Ömer Faruk Eminağaoğlu, HSYK seçimlerindeki baskı iddiaları üzerine Yüksek Seçim Kurulu'na başvurdu. İyi de yaptı. Ben şahsen, YARSAV listesine karşı, aday olan bürokratların başka hâkim ve savcılarla dayanışma ve güç birliğine içine girdiğini düşünüyorum. Zira listeye karşı, tek başına mücadele imkânı olamaz. Eğer Anayasa Mahkemesi, tek seçmenin, bir adaya oy vermesini engellemeseydi, herkes kendi adına çalışabilirdi.
Ama YARSAV bir liste çıkarmışken, üstelik Yüksek Yargı'nın bazı mensupları liste lehine hatırları geçen kişilerle temas kurmuşken, tek bir şahıs, "Ben de adayım" diye ortaya çıksa, sonuç alabilir miydi? Siyasi partilerin katıldığı bir seçimde, bağımsız kişilerin ne kadar şansı olursa, liste karşısında, tek bir adayın ancak o kadar şansı bulunabilir. Ama konunun Yüksek Seçim Kurulu'na sunulması, eğer herkes bu karara saygı gösterecekse, lehte bir gelişme. Baskı olduysa ortaya çıksın; şikâyetler yapılsın. Tıpkı seçimlerdeki gibi. Beni en fazla üzen, afaki sözler ve mesnetsiz iddialar.
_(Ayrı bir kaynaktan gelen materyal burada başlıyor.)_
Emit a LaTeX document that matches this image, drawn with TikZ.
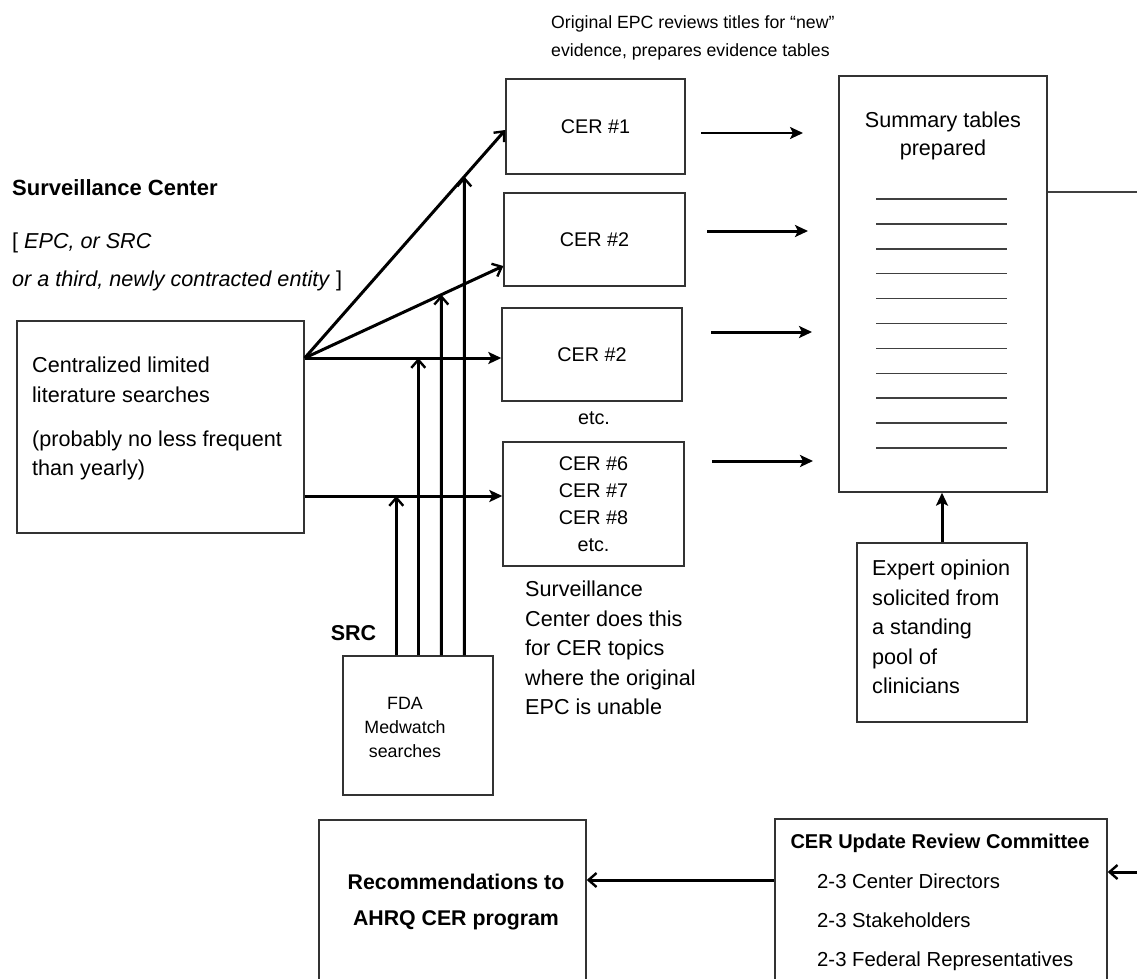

Efendim bazı hâkim ve savcılara yemek ikram edilmiş. "Seçmene kömür dağıtıldı, altın verildi. Bu yüzden AK Parti kazandı" demek kadar saçma sapan bir iddia. Bir yemeğe, hâkim ve savcı oyunu mu satacak? Üstelik unutmayalım, gizli oy kullanılması söz konusu.
Şimdiden ilan ediyorum: Düşüncem ne olursa olsun Yüksek Seçim Kurulu'nun kararına saygı göstereceğim. Kurul, "Seçim yenilensin; baskı ve hile yapılmıştır" derse, destekleyeceğim. Ama aksine bir sonuç çıkarsa, artık bu "Bakanlık listesi" iddiaları da, son bulsun.